Whether you and your kiddo are yoga aficionados or beginners, this yoga series allows you and your child to bond through movement and stillness while also getting a great stretch. Yoga has the most health benefits when practiced regularly, so consider integrating yoga into your daily routine with your child — a short wake-up series to get the day going or a soothing flow to wind down before bed. Don’t worry if your kiddo wants to squirm or talk throughout your practice. As your practice together grows, they’ll get more comfortable being quiet and still for longer. You may have to instruct your child a little as you go, but let them learn from watching your movements, too.
Child’s Pose: Start with a simple Child’s Pose to settle your bodies and minds. Sit back on your heels next to each other before gently folding forward, stretching your arms out so they reach across the floor while your hips remain sitting on your heels. Practice taking deep, even breaths with your child.
Cat/Cow Pose: After a few long breaths (or whenever your little one starts to get antsy) move onto hands and knees. As you breathe in let your belly drop and tilt your head up towards the sky. As you release your breath, arch your back like a cat and drop your chin to your chest. Repeat the motions with each round of breath.
Tree Pose: This pose might bring out your kid’s silly side as they try to balance on one foot. Start by moving from your hands and knees to standing, rolling up slowly. Once you’re both standing, pick up one foot and press the flat of your foot against the inside of your shin. Once you have your balance, press your hands together at your heart. Don’t forget to do the other side. This is a great pose to practice standing tall and trying again when you lose your balance!
Downward-Facing Dog: Wind your practice down with Downward-Facing Dog. This is another staple in any yoga class. From standing, fold forward until you can press your hands to the ground in front of your feet (bending your knees is allowed!) and then step your legs back until you’re in an inverted-V-shape. Press back through your hands and shoulders and stretch your heels towards the ground.

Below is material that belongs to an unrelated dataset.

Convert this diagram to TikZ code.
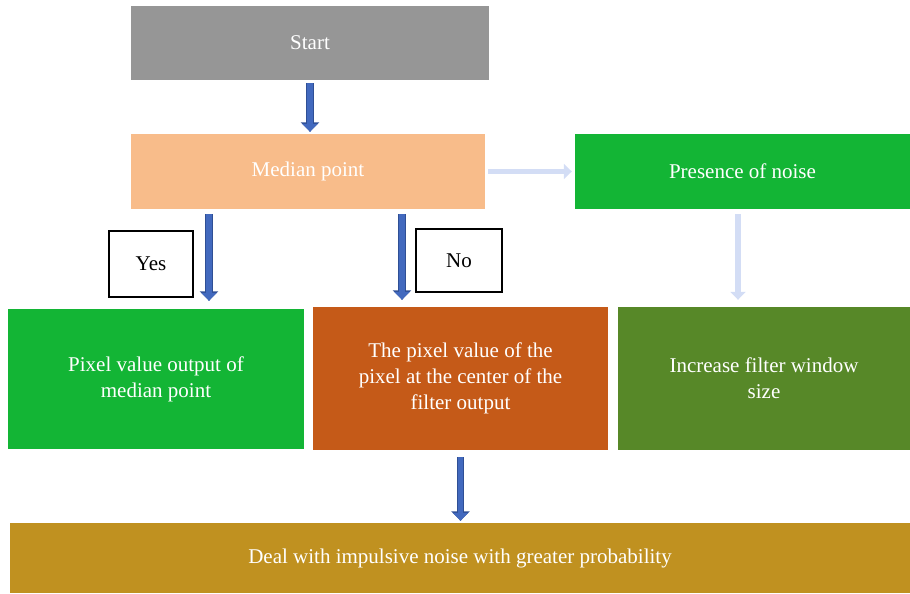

Corpse Pose: End your practice with Savasana (Corpse Pose). This is how most yoga classes traditionally end. This is a very simple pose — just lie on your back and close your eyes. Take up as much space as you’d like, spreading your legs apart and arms away from your body. If your kiddo needs some grounding to stay still and quiet, take their hand in yours and give it a light squeeze when they get impatient. Start with a few long breaths in this pose and work your way up to a few minutes of stillness with your child.